This story appeared in the Wilmington Star News on April 20, 1996 and received the second place 1996 SEOPA Excellence in Craft Award for Best Daily Newspaper Column or Feature.

Last year, a new section opened for gobbler hunting in eastern Pender County. Novice George Paylor asked an experienced turkey buff to lead him in his quest for a gobbler by teaching him the lore and showing him how to lure one in close. No expert, but a veteran of 25 years of chasing beards and spurs, the hunter accepted the invitation to call a turkey for George.

The first morning, a tom gobbled his soul inside out attempting to get the hen contained in a double glass call to come to him. Although he was seen, no shot was offered at wattles that burned red as flame azaleas and a head as white as a dogwood blossoms.
Second day found the partners at the edge of a field, watching two bronze barons display fans as round and full as a flamenco dancer’s sombrero. Gobble they did, but they would not come to the imitation hen concealed in a cedar box yelper.

And so, the season progressed. Turkeys were bumped by the hunters, when they walked one step too close to their roosting trees. Two toms with fans the size of Mack truck tires displayed out of range, distracting George from another with a 12-inch beard that sneaked silently in, pacing 30 feet off his right elbow. Under the telescopic scrutiny of the gobbler’s eyes, the caller dared not signal George to shoot. The caller took a bird, practically in self-defense, which just wouldn’t circle around into George’s firing zone. George’s son, West, hammered a nice one on the way to roost on the second to the last day of the season.

After hunting 20 days of a 30-day season, with bloodshot eyes from lack of sleep and chores that nagged “undone,” George remained turkeyless at season’s end.

But the lure of an April dawn’s sun burning the mists from a Spanish-moss draped cypress swamp, the smell of violets blue as a gobbler’s cheeks, and the triple-throbbing gobble of a roosted tom in place of an alarm clock are lures that bond hunters to game. April 13 this year was opening day, or Georges day as it’s now celebrated in the Paylor household. A hen tried to lead not one, but six gobblers away from the sultry competition of the double glass call.

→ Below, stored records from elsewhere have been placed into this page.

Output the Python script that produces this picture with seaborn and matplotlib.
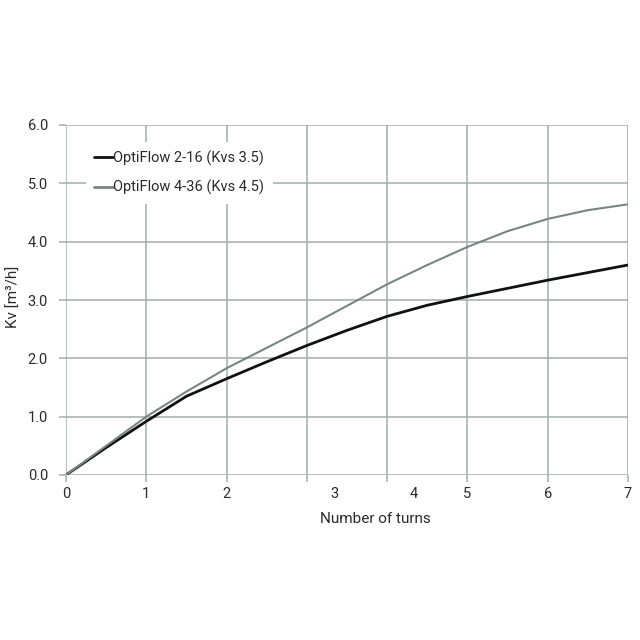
import pandas as pd
import matplotlib.pyplot as plt
import seaborn as sns

# values
turns = [0, 0.5, 1, 1.5, 2, 2.5, 3, 3.5, 4, 4.5, 5, 5.5, 6, 6.5, 7]
kv_2_16 = [0, 0.47, 0.92, 1.35, 1.65, 1.94, 2.22, 2.48, 2.72, 2.91, 3.06, 3.20, 3.34, 3.47, 3.60]
kv_4_36 = [0, 0.50, 1.00, 1.43, 1.83, 2.18, 2.53, 2.90, 3.27, 3.60, 3.91, 4.18, 4.39, 4.54, 4.64]
series_names = ["OptiFlow 2-16 (Kvs 3.5)", "OptiFlow 4-36 (Kvs 4.5)"]
x_ticks = [0, 1, 2, 3, 4, 5, 6, 7]
x_tick_labels = ["0", "1", "2", "3", "4", "5", "6", "7"]
x_label_pos = [0, 1, 2, 3.34, 4.33, 5, 6, 7]   # labels 3 and 4 sit off their ticks in the original
y_ticks = [0, 1, 2, 3, 4, 5, 6]

df = pd.DataFrame({
    "turns": turns * 2,
    "kv": kv_2_16 + kv_4_36,
    "series": [series_names[0]] * len(turns) + [series_names[1]] * len(turns),
})

sns.set_theme(style="whitegrid")
plt.rcParams["font.family"] = ["Roboto", "DejaVu Sans"]
grid_col = "#a3acac"
text_col = "#2b2b2b"

fig = plt.figure(figsize=(6.4, 6.4), dpi=100)
ax = fig.add_axes([66 / 640, 1 - 475 / 640, 562 / 640, 350 / 640])

sns.lineplot(data=df, x="turns", y="kv", hue="series", hue_order=series_names,
             palette=["#111111", "#788585"], ax=ax, legend=True)
for line, lw in zip(ax.lines, [2.0, 1.5]):
    line.set_linewidth(lw)
    line.set_solid_capstyle("butt")
    line.set_solid_joinstyle("round")

ax.set_xlim(0, 7)
ax.set_ylim(0, 6)
ax.xaxis.remove_overlapping_locs = False
ax.set_xticks(x_ticks)
ax.set_xticklabels([""] * len(x_ticks))
ax.set_xticks(x_label_pos, minor=True)
ax.set_xticklabels(x_tick_labels, minor=True)
ax.set_yticks(y_ticks)
ax.set_yticklabels([f"{v:.1f}" for v in y_ticks])

ax.grid(True, which="major", color=grid_col, linewidth=1.1)
ax.grid(False, which="minor")
for s in ax.spines.values():
    s.set_visible(False)

ax.tick_params(axis="both", which="major", length=5, width=1.1, color=grid_col,
               labelsize=10.5, labelcolor=text_col)
ax.tick_params(axis="x", which="major", bottom=True)
ax.tick_params(axis="y", which="major", left=True, pad=8)
ax.tick_params(axis="x", which="minor", length=0, pad=9, labelsize=10.5, labelcolor=text_col)

ax.set_xlabel("Number of turns", fontsize=11, color=text_col)
ax.set_ylabel("Kv [m³/h]", fontsize=11, color=text_col)
ax.xaxis.set_label_coords(0.55, -0.105)
ax.yaxis.set_label_coords(-0.08, 0.51)

leg = ax.legend(loc="upper left", bbox_to_anchor=(0.035, 0.952), borderaxespad=0,
                frameon=True, facecolor="white", edgecolor="none", framealpha=1,
                fancybox=False, fontsize=10.5, handlelength=1.3, handletextpad=0.0,
                labelspacing=0.95, borderpad=0.6)
for t in leg.get_texts():
    t.set_color(text_col)
for h in leg.get_lines():
    h.set_linewidth(2.0)

fig.savefig("out.png", dpi=100, facecolor="white")
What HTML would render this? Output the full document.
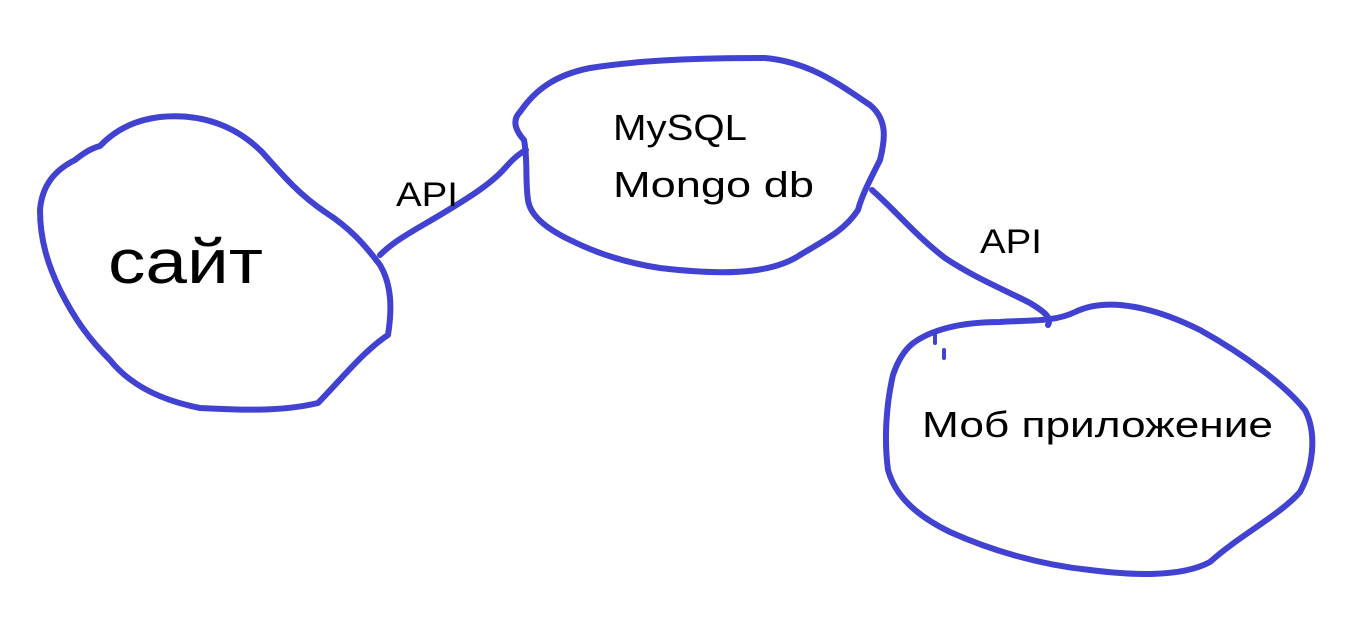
<!DOCTYPE html>
<html><head><meta charset="utf-8"><style>
html,body{margin:0;padding:0;background:#fff;width:1350px;height:629px;overflow:hidden}
svg text{font-family:"Liberation Sans","DejaVu Sans",sans-serif;fill:#000;font-weight:500}
</style></head><body>
<svg width="1350" height="629" viewBox="0 0 1350 629" xmlns="http://www.w3.org/2000/svg">
<g fill="none" stroke="#4141d2" stroke-width="6" stroke-linecap="round" stroke-linejoin="round">
<path d="M100,146 C115,130 135,120 160,117 C200,113 235,125 262,152 C285,178 300,195 325,212 C350,228 365,245 380,265 C392,285 392,310 388,335 C365,350 345,375 318,403 C280,412 240,410 200,408 C160,400 130,385 110,360 C90,340 75,320 60,290 C48,265 40,240 40,210 C42,185 55,170 75,160 C85,152 92,148 100,146 Z"/>
<path d="M520,112 C535,90 555,75 590,68 C640,60 700,58 765,58 C810,62 840,85 870,105 C888,120 885,140 880,160 C870,180 862,195 858,210 C845,230 825,240 800,255 C770,275 720,275 660,268 C620,262 590,250 570,240 C545,228 530,215 528,200 C525,180 528,160 524,140 C515,130 512,120 520,112 Z"/>
<path d="M912,344 C930,330 960,322 1000,322 C1030,320 1055,322 1075,312 C1110,295 1160,310 1200,330 C1245,355 1285,385 1305,410 C1318,435 1312,470 1300,492 C1280,515 1240,535 1210,562 C1180,578 1130,575 1090,570 C1040,565 990,550 950,532 C915,515 895,495 888,470 C884,440 886,405 893,375 C898,360 905,350 912,344 Z"/>
<path d="M380,255 C395,240 415,230 440,215 C465,200 490,185 505,168 C512,160 520,153 526,150"/>
<path d="M872,190 C895,210 915,235 945,258 C975,278 1005,290 1030,303 C1045,312 1052,318 1048,325"/>
<path d="M935,335 L935,343 M944,350 L944,358" stroke-width="4"/>
</g>
<text x="108" y="283" font-size="62" textLength="155" lengthAdjust="spacingAndGlyphs">сайт</text>
<text x="613" y="140" font-size="36" textLength="134" lengthAdjust="spacingAndGlyphs">MySQL</text>
<text x="613" y="197" font-size="36" textLength="201" lengthAdjust="spacingAndGlyphs">Mongo db</text>
<text x="396" y="206" font-size="34" textLength="62" lengthAdjust="spacingAndGlyphs">API</text>
<text x="980" y="253" font-size="34" textLength="62" lengthAdjust="spacingAndGlyphs">API</text>
<text x="922" y="437" font-size="36" textLength="351" lengthAdjust="spacingAndGlyphs">Моб приложение</text>
</svg>
</body></html>
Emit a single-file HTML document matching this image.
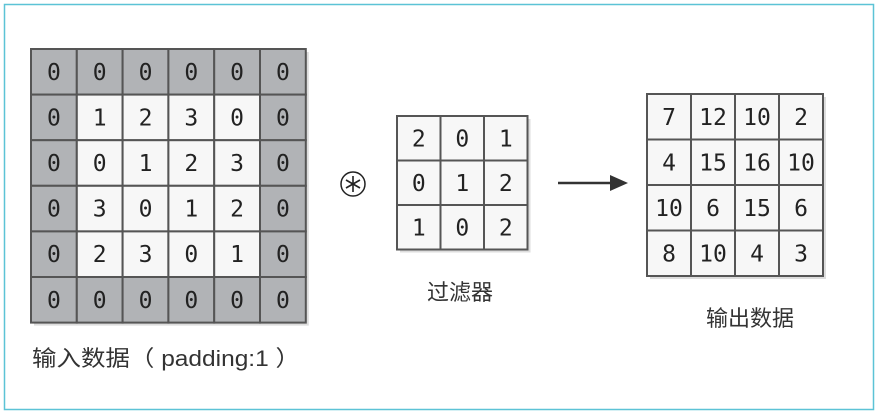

But jealousy eventually made the hen spoil for a fight over her lovers. In so doing, she brought a beau with a 9 ½-inch beard into gun range.

All of those days of pent-up desire rocketed the caller past George to the fallen tom. The caller was glad for the day, happy for having to wait through all of those star-filled pre-dawns, thankful that the bird was earned through patience, that most enduring tool in a dyed-in-the-wool turkey hunter’s bag of tricks.

Presenting the trophy to George, I extended a hand in congratulations. Incredibly, it was George who thanked me for helping him earn his first set of spurs. I was thinking it should have been the other way around.